Regularly audit your environment for forgotten snapshots. Even with alerts, snapshots slip through occasionally. Weekly or monthly reviews help catch stragglers before they cause serious problems.
Monitor storage capacity closely in environments that use snapshots frequently. Unexpected storage exhaustion is one of the most common snapshot-related issues. Ensure monitoring systems alert well before storage reaches capacity—ideally at 75-80% full.
Track snapshot deletion success rates. Failed consolidations require manual attention and indicate potential problems with storage performance or capacity. Regular failures might suggest you need to adjust your snapshot practices or upgrade storage infrastructure.
Alternatives to Consider
For many scenarios where snapshots seem appealing, better alternatives exist. Application-consistent backups with quick restore capabilities provide similar rollback functionality without the performance overhead of persistent snapshots. Modern backup solutions can restore VMs in minutes, often matching snapshot revert times.
Cloning creates a full, independent copy of a VM. While this requires more storage and takes longer than a snapshot, the clone is completely independent. This is ideal for creating test environments based on production systems.
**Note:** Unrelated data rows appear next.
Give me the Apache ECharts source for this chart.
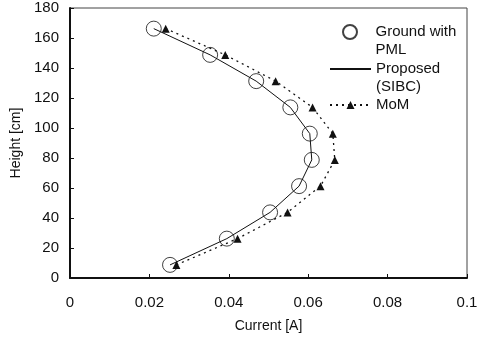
<!DOCTYPE html>
<html>
<head>
<meta charset="utf-8">
<script src="https://cdn.jsdelivr.net/npm/echarts@6/dist/echarts.min.js"></script>
<style>
  html, body { margin: 0; padding: 0; background: #fff; }
  #chart { width: 483px; height: 339px; }
</style>
</head>
<body>
<div id="chart"></div>
<script>
// heights of the sample points [cm]
var heights = [8.75, 26.25, 43.75, 61.25, 78.75, 96.25, 113.75, 131.25, 148.75, 166.25];
// current [A]
var pmlCurrent = [0.0252, 0.0395, 0.0504, 0.0577, 0.0609, 0.0604, 0.0555, 0.0469, 0.0353, 0.0211];
var sibcCurrent = [0.0252, 0.0395, 0.0504, 0.0577, 0.0609, 0.0604, 0.0555, 0.0469, 0.0353, 0.0211];
var momCurrent = [0.0268, 0.0422, 0.0548, 0.0631, 0.0667, 0.0662, 0.0611, 0.0518, 0.0391, 0.0241];

var seriesNames = ['Ground with\nPML', 'Proposed\n(SIBC)', 'MoM'];

function pairs(xs) {
  return xs.map(function (x, i) { return [x, heights[i]]; });
}

var chart = echarts.init(document.getElementById('chart'));
var font = 'Liberation Sans, Arial, sans-serif';

// one legend block per series so each can sit where the original puts it
function legendBox(item, left, top, iconH, multi) {
  return {
    data: [item],
    left: left,
    top: top,
    padding: 0,
    itemWidth: 41,
    itemHeight: iconH,
    selectedMode: false,
    // blank first line keeps the icon level with the first text line
    formatter: function (name) { return multi ? ' \n' + name : name; },
    textStyle: { fontFamily: font, fontSize: 15, color: '#111', lineHeight: 18 }
  };
}

var option = {
  animation: false,
  backgroundColor: '#fff',
  grid: {
    left: 70, right: 16, top: 8, bottom: 61,
    show: true, borderColor: '#444', borderWidth: 1
  },
  legend: [
    legendBox(seriesNames[0], 342, 5, 14, true),
    legendBox({ name: seriesNames[1], itemStyle: { opacity: 0 } }, 329, 42, 14, true),
    legendBox(seriesNames[2], 329, 96, 10, false)
  ],
  xAxis: {
    type: 'value',
    min: 0, max: 0.1, interval: 0.02,
    name: 'Current [A]',
    nameLocation: 'middle',
    nameGap: 41,
    nameTextStyle: { fontFamily: font, fontSize: 14, color: '#111' },
    axisLine: { show: true, onZero: false, lineStyle: { color: '#111', width: 2 } },
    axisTick: { show: true, inside: true, length: 4, lineStyle: { color: '#111' } },
    axisLabel: { fontFamily: font, fontSize: 15, color: '#111', margin: 17 },
    splitLine: { show: false }
  },
  yAxis: {
    type: 'value',
    min: 0, max: 180, interval: 20,
    name: 'Height [cm]',
    nameLocation: 'middle',
    nameGap: 43,
    nameTextStyle: { fontFamily: font, fontSize: 14, color: '#111' },
    axisLine: { show: true, onZero: false, lineStyle: { color: '#111', width: 2 } },
    axisTick: { show: true, inside: true, length: 4, lineStyle: { color: '#111' } },
    axisLabel: { fontFamily: font, fontSize: 15, color: '#111', margin: 11 },
    splitLine: { show: false }
  },
  series: [
    {
      name: seriesNames[0],
      type: 'scatter',
      data: pairs(pmlCurrent),
      symbol: 'circle',
      symbolSize: 15,
      itemStyle: { color: 'rgba(255,255,255,0)', borderColor: '#111', borderWidth: 1 },
      z: 3
    },
    {
      name: seriesNames[1],
      type: 'line',
      data: pairs(sibcCurrent),
      symbol: 'none',
      lineStyle: { color: '#111', width: 1, type: 'solid' },
      itemStyle: { color: '#111' },
      z: 2
    },
    {
      name: seriesNames[2],
      type: 'line',
      data: pairs(momCurrent),
      symbol: 'triangle',
      symbolSize: 8,
      showSymbol: true,
      lineStyle: { color: '#111', width: 1.3, type: [2, 4] },
      itemStyle: { color: '#111' },
      z: 2
    }
  ]
};

chart.setOption(option);
</script>
</body>
</html>
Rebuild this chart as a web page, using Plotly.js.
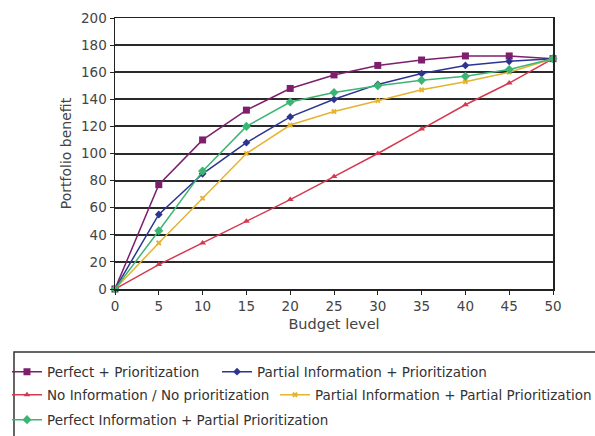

Replication creates synchronized copies of VMs on separate infrastructure. This provides disaster recovery capabilities and, in some cases, the ability to boot from the replica if issues occur with the primary VM.
Application-level backup and recovery mechanisms, particularly for databases, often provide more granular recovery options than VM-level snapshots. SQL Server, Oracle, PostgreSQL, and other databases have robust backup capabilities that work better for database workloads than hypervisor snapshots.
Infrastructure as code and configuration management allow you to rebuild VMs from scratch quickly and consistently. For systems that can be redeployed rather than restored, this approach eliminates the need for snapshots entirely.
The Bottom Line
Snapshots are powerful tools when used appropriately but dangerous when misused. They excel at providing short-term rollback capabilities for patching, testing, and risky operations. They fail as backup solutions, long-term retention mechanisms, or set-and-forget safety nets.
Treat snapshots as temporary constructs with defined lifespans. Create them with purpose, monitor them actively, and delete them promptly. With discipline and proper procedures, snapshots become valuable additions to your operational toolkit rather than sources of performance problems and late-night emergencies.
The best snapshot management practices start with a simple question: Is a snapshot really the right tool for what I’m trying to accomplish? Often the answer is yes, but sometimes it’s not—and recognizing that difference makes all the difference in maintaining a healthy, high-performing virtual infrastructure.